The second objection is that modernity and what we currently know about the world has also rendered the objective descriptions of the world by past traditions obsolete. It is not merely a matter of mis-translation, or the need for new interpretation. These avoid the real ontological issue. Rather the problem is about new understandings of the objective world which render past pictures in holy books as a kind of blurred picture taken using outmoded and outdated equipment. The 'sacred' nature of a particular book ought not to blind us to this fact, although it often does. I suspect, the construction of the "sacred" is in itself an attempt to place dogma and tradition beyond the reach of reasonable doubt. The declaration of a book or a tradition as the objective and final word on reality is a tremendously tempting path for many smart, caring and dedicated activists and intellectuals. But one must ask oneself if they are dealing with things as they are or as things as they wish them to be. Finally, there is a dark side to "choosing or converting" to a single tradition. It manifests in an unwillingness to interrogate their own chosen tradition with the same acuity with which they critique modernity or atheism. Perhaps said tradition is under attack, and they feel the need to close ranks against outsiders, or perhaps it "works for them" and they do not wish to give the matter further thought. These reasons ought not to be taken lightly, but they cannot be regarded as serious arguments by the contemporary seeker.

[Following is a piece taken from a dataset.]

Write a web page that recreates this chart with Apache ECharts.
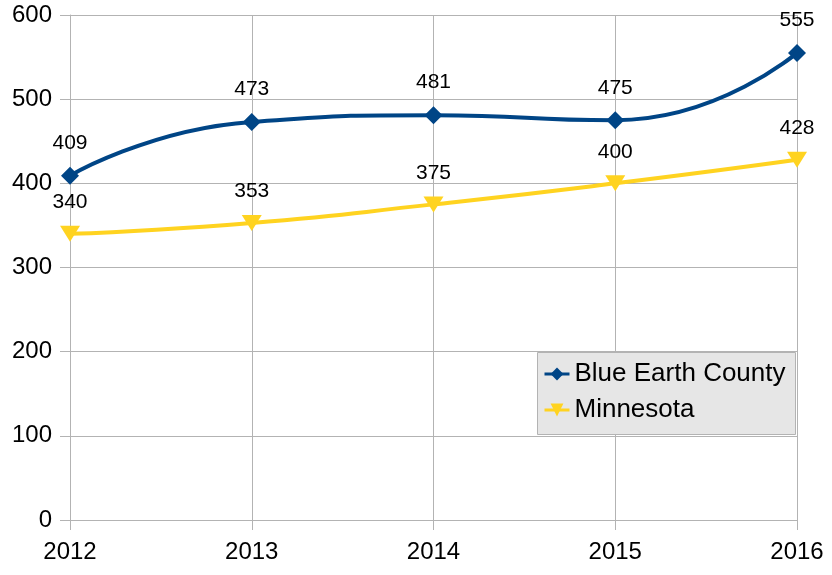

My call again is for seeing the duality in all ethical social cultural and religious projects, and their contingent nature, including Enlightenment as well as all past religious traditions. I believe this attitude in and of itself is the appropriate ethics for our time, rather than any one tradition which needs to be (or can be) recovered and revived. I believe we have yet to investigate the possibilities of this attitude as an ethical and spiritual one. Indeed religious believers will see it as a form of unbelief, or radical skepticism which undermines their foundationalism. Our point should be that all past foundationalism is arbitrary. Once you realize the need for setting a foundation line for what you know, it becomes impossible to authentically do so, for foundationalism can only arise out of an objective conviction of the truth of something, not out of a psychological need for some foundation.